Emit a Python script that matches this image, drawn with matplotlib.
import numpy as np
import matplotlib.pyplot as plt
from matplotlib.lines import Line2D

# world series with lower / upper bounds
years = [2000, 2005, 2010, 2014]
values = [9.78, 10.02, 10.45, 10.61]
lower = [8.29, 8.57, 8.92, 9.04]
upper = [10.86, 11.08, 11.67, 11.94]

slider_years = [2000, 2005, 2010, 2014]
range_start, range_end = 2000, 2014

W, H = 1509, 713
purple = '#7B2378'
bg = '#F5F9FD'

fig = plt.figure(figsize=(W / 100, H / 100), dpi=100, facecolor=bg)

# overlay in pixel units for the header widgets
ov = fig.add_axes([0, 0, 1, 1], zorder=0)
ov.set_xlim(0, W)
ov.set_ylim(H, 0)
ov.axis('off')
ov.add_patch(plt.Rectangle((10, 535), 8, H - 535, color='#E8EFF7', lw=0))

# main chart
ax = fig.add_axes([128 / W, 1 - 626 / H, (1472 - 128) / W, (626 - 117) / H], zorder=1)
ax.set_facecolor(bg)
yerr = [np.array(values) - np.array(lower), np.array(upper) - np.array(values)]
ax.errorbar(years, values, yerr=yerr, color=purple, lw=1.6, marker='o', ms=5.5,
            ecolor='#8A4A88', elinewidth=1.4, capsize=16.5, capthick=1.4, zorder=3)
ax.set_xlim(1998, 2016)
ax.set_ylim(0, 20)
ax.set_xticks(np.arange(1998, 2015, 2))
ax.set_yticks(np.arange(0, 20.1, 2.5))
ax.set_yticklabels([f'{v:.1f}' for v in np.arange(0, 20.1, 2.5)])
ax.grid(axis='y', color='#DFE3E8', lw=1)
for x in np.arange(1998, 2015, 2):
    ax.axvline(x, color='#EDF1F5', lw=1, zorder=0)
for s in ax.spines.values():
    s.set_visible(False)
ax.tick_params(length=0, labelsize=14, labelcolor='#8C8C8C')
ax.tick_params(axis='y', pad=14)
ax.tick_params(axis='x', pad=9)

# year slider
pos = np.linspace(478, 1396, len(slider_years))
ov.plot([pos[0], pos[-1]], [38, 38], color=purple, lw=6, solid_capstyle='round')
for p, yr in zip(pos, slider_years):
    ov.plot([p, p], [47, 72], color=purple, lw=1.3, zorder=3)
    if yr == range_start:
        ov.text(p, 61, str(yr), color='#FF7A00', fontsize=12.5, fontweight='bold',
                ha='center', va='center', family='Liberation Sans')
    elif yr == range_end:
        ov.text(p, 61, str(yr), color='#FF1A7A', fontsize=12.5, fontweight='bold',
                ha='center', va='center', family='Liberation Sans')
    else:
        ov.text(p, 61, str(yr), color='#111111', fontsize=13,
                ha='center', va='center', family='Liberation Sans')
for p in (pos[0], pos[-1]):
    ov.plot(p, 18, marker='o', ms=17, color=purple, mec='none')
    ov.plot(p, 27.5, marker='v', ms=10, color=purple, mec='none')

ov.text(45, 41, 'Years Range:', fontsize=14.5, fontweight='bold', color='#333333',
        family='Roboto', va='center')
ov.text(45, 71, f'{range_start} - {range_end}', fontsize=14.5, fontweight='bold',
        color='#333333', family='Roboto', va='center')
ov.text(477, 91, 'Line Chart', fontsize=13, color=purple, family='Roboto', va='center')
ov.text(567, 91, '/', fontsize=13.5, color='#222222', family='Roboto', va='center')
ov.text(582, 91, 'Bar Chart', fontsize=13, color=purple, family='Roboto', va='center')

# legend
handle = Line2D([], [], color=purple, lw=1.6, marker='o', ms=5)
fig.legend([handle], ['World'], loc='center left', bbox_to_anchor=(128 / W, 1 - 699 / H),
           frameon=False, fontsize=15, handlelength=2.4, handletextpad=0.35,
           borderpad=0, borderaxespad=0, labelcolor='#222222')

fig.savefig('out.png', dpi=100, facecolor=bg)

## EXERCISE DIRECTIONS
Write out the listing's lines exactly, from its first line through the line that contains "fig = plt.figure(figsize=(W", and stop there.

## TASK SOLUTION
Emit a Python script that matches this image, drawn with matplotlib.
import numpy as np
import matplotlib.pyplot as plt
from matplotlib.lines import Line2D

# world series with lower / upper bounds
years = [2000, 2005, 2010, 2014]
values = [9.78, 10.02, 10.45, 10.61]
lower = [8.29, 8.57, 8.92, 9.04]
upper = [10.86, 11.08, 11.67, 11.94]

slider_years = [2000, 2005, 2010, 2014]
range_start, range_end = 2000, 2014

W, H = 1509, 713
purple = '#7B2378'
bg = '#F5F9FD'

fig = plt.figure(figsize=(W / 100, H / 100), dpi=100, facecolor=bg)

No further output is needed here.